Zou will use her $1,980 SCR grant to study the persuasive effects of smoking cessation intervention delivered through an AI-powered chatbot. She will use the funds to collect data through an online experiment where participants either view quitting information delivered by a chatbot or a traditional medium such as a pamphlet.

“I want to further people’s understanding of human-to-robot communication in the context of health persuasion and the psychological mechanisms of its persuasive effects,” Zou said. 

How immersive media influences attitudes toward prescribed fire and habitat restoration

Stuart Steidle
Stuart Steidle recently graduated from the UO geography and Journalism Master’s programs. He is researching the impact of immersive media on people’s attitudes toward open-habitat restoration. Photo courtesy of Stuart Steidle.

As a dual master’s recipient in geography and journalism, recent UO graduate Stuart Steidle ’22 explored whether immersive field tours of habitat restoration projects could warm people up to the idea of resuscitating fire-dependent, prairie-like landscapes in the upper Midwest. His work complements the multidisciplinary efforts of Pennsylvania State’s Visualizing Forest Futures (ViFF) team in their bid to unpack physical and sociocultural dimensions of forest change near the Great Lakes. ViFF member Melissa Lucash, Ph.D. (UO geography), inspired Steidle’s multimedia inquiry based on her own work revisualizing 2D spatial data as 3D virtual simulations to present the effect climate change will have on Wisconsin’s Northwoods.

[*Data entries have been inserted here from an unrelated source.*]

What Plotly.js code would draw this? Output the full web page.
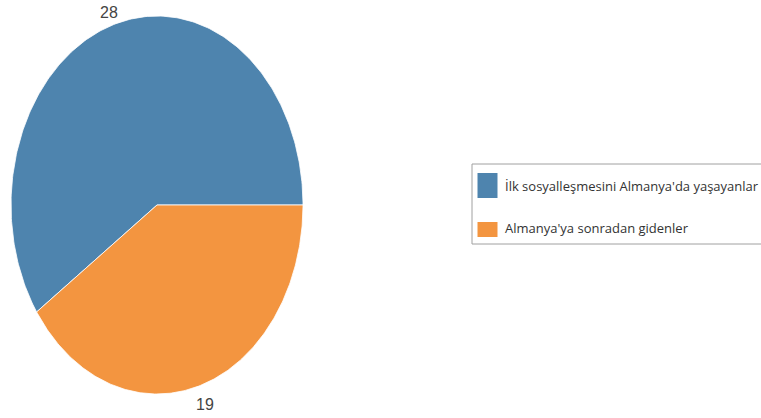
<!DOCTYPE html>
<html><head><meta charset="utf-8">
<script src="https://cdn.plot.ly/plotly-3.0.1.min.js"></script>
<style>html,body{margin:0;padding:0;background:#fff;}</style>
</head><body>
<div id="chart" style="width:761px;height:418px;"></div>
<script>
var categories = ["İlk sosyalleşmesini Almanya'da yaşayanlar", "Almanya'ya sonradan gidenler"];
var values = [28, 19];
var colors = ["#4E84AE", "#F39540"];

var W = 761, H = 418;
var total = values.reduce(function(a,b){return a+b;},0);
var traces = [];
var annotations = [];
var start = 0; // degrees, counterclockwise from east
for (var i = 0; i < values.length; i++) {
  var sweep = values[i] / total * 360;
  var xs = [0], ys = [0];
  var n = 240;
  for (var k = 0; k <= n; k++) {
    var a = (start + sweep * k / n) * Math.PI / 180;
    xs.push(Math.cos(a)); ys.push(Math.sin(a));
  }
  xs.push(0); ys.push(0);
  traces.push({
    type: 'scatter', mode: 'lines', x: xs, y: ys, fill: 'toself',
    fillcolor: colors[i], line: {color: '#ffffff', width: 0.8},
    name: categories[i], showlegend: false, hoverinfo: 'skip'
  });
  var mid = (start + sweep / 2) * Math.PI / 180;
  annotations.push({
    xref: 'x', yref: 'y', x: 1.1 * Math.cos(mid), y: 1.088 * Math.sin(mid),
    yshift: -3.5, showarrow: false, xanchor: 'center', yanchor: 'middle',
    text: String(values[i]),
    font: {family: 'Liberation Sans Narrow, Arial Narrow, sans-serif', size: 16, color: '#444444'}
  });
  start += sweep;
}

// custom legend (box runs off the right edge, as in the reference)
function px(x){return x / W;}
function py(y){return 1 - y / H;}
var swatches = [[173, 198], [222, 237]];
var textY = [186, 228];
var shapes = [{
  type: 'rect', xref: 'paper', yref: 'paper',
  x0: px(472), x1: px(790), y0: py(164), y1: py(244),
  line: {color: '#A0A0A0', width: 1}, fillcolor: 'rgba(0,0,0,0)'
}];
for (var j = 0; j < categories.length; j++) {
  shapes.push({
    type: 'rect', xref: 'paper', yref: 'paper',
    x0: px(477.5), x1: px(497.5), y0: py(swatches[j][0]), y1: py(swatches[j][1]),
    line: {width: 0}, fillcolor: colors[j]
  });
  annotations.push({
    xref: 'paper', yref: 'paper', x: px(503), y: py(textY[j]),
    xanchor: 'left', yanchor: 'middle', showarrow: false,
    text: categories[j],
    font: {family: 'Open Sans, sans-serif', size: 13, color: '#333333'}
  });
}

var layout = {
  width: W, height: H,
  margin: {l: 0, r: 0, t: 0, b: 0},
  paper_bgcolor: '#ffffff', plot_bgcolor: '#ffffff',
  xaxis: {range: [-157/146, (W-157)/146], visible: false, fixedrange: true},
  yaxis: {range: [-(H-205)/189, 205/189], visible: false, fixedrange: true},
  showlegend: false,
  shapes: shapes,
  annotations: annotations
};
Plotly.newPlot('chart', traces, layout, {displayModeBar: false, staticPlot: true});
</script>
</body></html>
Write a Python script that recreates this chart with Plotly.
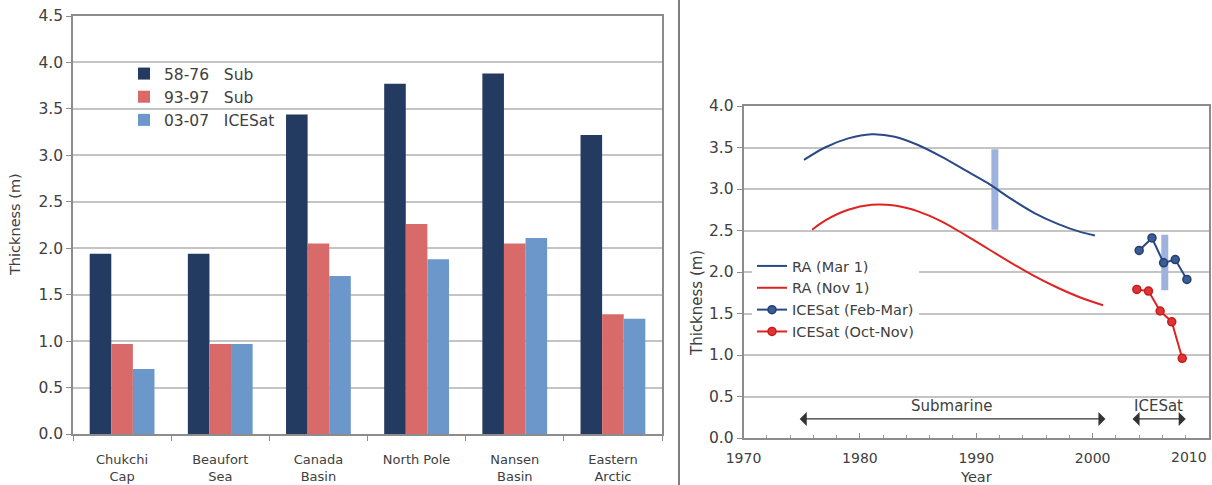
import plotly.graph_objects as go

# ---------------- data: left panel (bar chart) ----------------
regions = ["Chukchi<br>Cap", "Beaufort<br>Sea", "Canada<br>Basin", "North Pole",
           "Nansen<br>Basin", "Eastern<br>Arctic"]
sub_58_76 = [1.94, 1.94, 3.44, 3.77, 3.88, 3.22]
sub_93_97 = [0.97, 0.97, 2.05, 2.26, 2.05, 1.29]
icesat_03_07 = [0.70, 0.97, 1.70, 1.88, 2.11, 1.24]
left_names = ["58-76\u00a0\u00a0\u00a0Sub", "93-97\u00a0\u00a0\u00a0Sub", "03-07\u00a0\u00a0\u00a0ICESat"]

# ---------------- data: right panel (time series) ----------------
ra_mar_years = [1975.2, 1977, 1979, 1981, 1983, 1985, 1987, 1989, 1991, 1993, 1995, 1997, 1999, 2000.2]
ra_mar_thick = [3.35, 3.50, 3.61, 3.66, 3.63, 3.53, 3.39, 3.23, 3.07, 2.88, 2.71, 2.58, 2.48, 2.44]
ra_nov_years = [1975.9, 1977, 1979, 1981, 1983, 1985, 1987, 1989, 1991, 1993, 1995, 1997, 1999, 2000.9]
ra_nov_thick = [2.51, 2.62, 2.75, 2.81, 2.80, 2.73, 2.61, 2.45, 2.28, 2.11, 1.95, 1.81, 1.69, 1.60]
feb_years = [2004.0, 2005.1, 2006.1, 2007.1, 2008.1]
feb_thick = [2.26, 2.41, 2.11, 2.15, 1.91]
oct_years = [2003.8, 2004.8, 2005.8, 2006.8, 2007.7]
oct_thick = [1.79, 1.77, 1.53, 1.40, 0.96]
unc_years = [1991.6, 2006.2]
unc_low = [2.51, 1.78]
unc_high = [3.48, 2.45]
periods = ["Submarine", "ICESat"]
period_start = [1974.7, 2003.3]
period_end = [2001.1, 2008.0]
period_arrow_y = 0.23
period_label_y = 0.38
year_ticks = [1970, 1980, 1990, 2000, 2010]
year_ticktext = ["1970", "1980", "1990", "2000", "2010"]

FONT = "DejaVu Sans"
TXT = "#404040"
W, H = 1212, 485

fig = go.Figure()

bar_colors = ["#243b61", "#d96a6a", "#6b97cb"]
for name, vals, col in zip(left_names, [sub_58_76, sub_93_97, icesat_03_07], bar_colors):
    fig.add_trace(go.Bar(x=regions, y=vals, name=name, marker=dict(color=col, line=dict(width=0)),
                         xaxis="x", yaxis="y", legend="legend"))

# uncertainty bars (right)
fig.add_trace(go.Bar(x=unc_years, y=[h - l for h, l in zip(unc_high, unc_low)], base=unc_low,
                     width=0.6, marker=dict(color="#9db2dc", line=dict(width=0)),
                     xaxis="x2", yaxis="y2", showlegend=False, offsetgroup="unc"))

fig.add_trace(go.Scatter(x=ra_mar_years, y=ra_mar_thick, mode="lines", name="RA (Mar 1)",
                         line=dict(color="#2a4a86", width=2, shape="spline", smoothing=1.0),
                         xaxis="x2", yaxis="y2", legend="legend2"))
fig.add_trace(go.Scatter(x=ra_nov_years, y=ra_nov_thick, mode="lines", name="RA (Nov 1)",
                         line=dict(color="#e02222", width=2, shape="spline", smoothing=1.0),
                         xaxis="x2", yaxis="y2", legend="legend2"))
fig.add_trace(go.Scatter(x=feb_years, y=feb_thick, mode="lines+markers", name="ICESat (Feb-Mar)",
                         line=dict(color="#2a4a86", width=2),
                         marker=dict(symbol="circle", size=8, color="#3b5c98",
                                     line=dict(color="#24406e", width=1.5)),
                         xaxis="x2", yaxis="y2", legend="legend2"))
fig.add_trace(go.Scatter(x=oct_years, y=oct_thick, mode="lines+markers", name="ICESat (Oct-Nov)",
                         line=dict(color="#e02222", width=2),
                         marker=dict(symbol="circle", size=8, color="#e03333",
                                     line=dict(color="#c41d1d", width=1.5)),
                         xaxis="x2", yaxis="y2", legend="legend2"))

annotations = []
for lab, s, e in zip(periods, period_start, period_end):
    annotations.append(dict(x=e, y=period_arrow_y, ax=s, ay=period_arrow_y, xref="x2", yref="y2",
                            axref="x2", ayref="y2", text="", showarrow=True, arrowhead=1,
                            arrowside="end+start", arrowsize=1.8, arrowwidth=1.3, arrowcolor="#333333"))
    annotations.append(dict(x=(s + e) / 2, y=period_label_y, xref="x2", yref="y2", text=lab,
                            xanchor="center", yanchor="middle",
                            showarrow=False, font=dict(family=FONT, size=15, color=TXT)))

# the last year label sits right-aligned at the frame edge (as in the original)
annotations.append(dict(x=year_ticks[-1], y=(H - 457) / H, xref="x2", yref="paper",
                        text=year_ticktext[-1], xanchor="right", yanchor="middle", showarrow=False,
                        font=dict(family=FONT, size=14, color=TXT)))

# axis titles
annotations.append(dict(x=15 / W, y=(H - 225) / H, xref="paper", yref="paper", text="Thickness (m)",
                        xanchor="center", yanchor="middle",
                        textangle=-90, showarrow=False, font=dict(family=FONT, size=14.5, color=TXT)))
annotations.append(dict(x=697 / W, y=(H - 303) / H, xref="paper", yref="paper", text="Thickness (m)",
                        xanchor="center", yanchor="middle",
                        textangle=-90, showarrow=False, font=dict(family=FONT, size=15, color=TXT)))
annotations.append(dict(x=976 / W, y=(H - 477) / H, xref="paper", yref="paper", text="Year",
                        xanchor="center", yanchor="middle",
                        showarrow=False, font=dict(family=FONT, size=14.5, color=TXT)))

fig.update_layout(
    width=W, height=H,
    margin=dict(l=0, r=0, t=0, b=0),
    paper_bgcolor="white", plot_bgcolor="white",
    font=dict(family=FONT, size=14, color=TXT),
    barmode="group", bargap=0.34, bargroupgap=0,
    xaxis=dict(domain=[73 / W, 662 / W], anchor="y", type="category", automargin=False,
               showline=True, linecolor="#8c8c8c", linewidth=1.5, mirror=True,
               ticks="outside", tickson="boundaries", ticklen=5, tickcolor="#8c8c8c",
               ticklabelstandoff=13,
               tickfont=dict(family=FONT, size=13, color=TXT), showgrid=False),
    yaxis=dict(domain=[(H - 434) / H, (H - 16) / H], anchor="x", range=[0, 4.5], dtick=0.5,
               automargin=False,
               tickformat=".1f", showline=True, linecolor="#8c8c8c", linewidth=1.5, mirror=True,
               ticks="outside", ticklen=5, tickcolor="#8c8c8c",
               showgrid=True, gridcolor="#c4c4c4", gridwidth=1.5, zeroline=False,
               tickfont=dict(family=FONT, size=15.5, color=TXT)),
    xaxis2=dict(domain=[743.5 / W, 1209 / W], anchor="y2", range=[1970, 2010], automargin=False,
                tickmode="array", tickvals=year_ticks[:-1], ticktext=year_ticktext[:-1],
                showline=True, linecolor="#8c8c8c", linewidth=1.5, mirror=True,
                ticks="inside", ticklen=5, tickcolor="#8c8c8c", ticklabelstandoff=6,
                minor=dict(dtick=2, ticks="inside", ticklen=3, tickcolor="#9c9c9c"),
                showgrid=False, zeroline=False,
                tickfont=dict(family=FONT, size=14, color=TXT)),
    yaxis2=dict(domain=[(H - 438) / H, (H - 106) / H], anchor="x2", range=[0, 4], dtick=0.5,
                automargin=False,
                tickformat=".1f", showline=True, linecolor="#8c8c8c", linewidth=1.5, mirror=True,
                ticks="outside", ticklen=5, tickcolor="#8c8c8c",
                showgrid=True, gridcolor="#c4c4c4", gridwidth=1.5, zeroline=False,
                tickfont=dict(family=FONT, size=15.5, color=TXT)),
    legend=dict(x=124 / W, y=(H - 57) / H, xanchor="left", yanchor="top",
                bgcolor="rgba(255,255,255,0)",
                font=dict(family=FONT, size=15.5, color=TXT), itemwidth=30,
                tracegroupgap=0),
    legend2=dict(x=752 / W, y=(H - 250) / H, xanchor="left", yanchor="top", bgcolor="white",
                 font=dict(family=FONT, size=14.5, color=TXT), itemwidth=30,
                 tracegroupgap=0),
    annotations=annotations,
    shapes=[
        # divider between the two panels
        dict(type="line", xref="paper", yref="paper", x0=679 / W, x1=679 / W, y0=0, y1=1,
             line=dict(color="#555555", width=1.5)),
        # white backing behind the left legend (hides the gridline under it)
        dict(type="rect", xref="paper", yref="paper", x0=115 / W, x1=278 / W,
             y0=(H - 131) / H, y1=(H - 67) / H, fillcolor="white", line=dict(width=0),
             layer="between"),
    ],
)

fig.write_html("out.html", config={"displayModeBar": False},
               post_script="document.body.style.margin='0';document.body.style.overflow='hidden';")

Equipped with 360-degree audio-visual equipment, a drone, standard cameras and the patience of a wildlife photographer, Steidle conducted fieldwork across Wisconsin’s pine barrens to capture essences of this rare, open and vanishing habitat. Steidle integrated the 3D footage into the video game software Unreal Engine and streamed it as a tour online while also creating a related 2D explanatory webpage. Both versions show how ecosystem managers convert forests back to pine barrens. His study measures the impact that immersive media versus conventional media have on people’s attitudes toward open-habitat restoration that includes a combination of logging and prescribed fire.

He used his grant, which was just shy of $2,000, to compensate participants for his online study and to cover the cost of streaming his immersive tour.

Steidle’s research showed that both 2D and 3D media products significantly enhanced participants’ attitudes toward pine barrens and the clearcuts and prescribed fires that managers use to generate them. Although both media stimuli had equivalent performances, Steidle was intrigued to see that participants who entered the study with neutral or negative attitudes toward pine barrens were more likely to approve of the habitat restoration when exposed to the immersive tour. 

“My study showed me the value that practitioners and scientists place on storytellers and communication specialists to distill the key messaging and lessons of their science to their audience,” he said.

That value is well placed, based on a series of excited comments that virtual tour participants provided as volunteer feedback in Steidle’s survey. What these joyful responses tell him is that immersive media has an effective place in the toolkits of storytellers and artists working to enrich people’s understanding of the natural world.

—By Whitney Conaghan, class of ’23


Whitney Conaghan, class of ’23, is a public relations major and multimedia minor. She is currently working as a social media and writing intern for the SOJC’s Communication Team.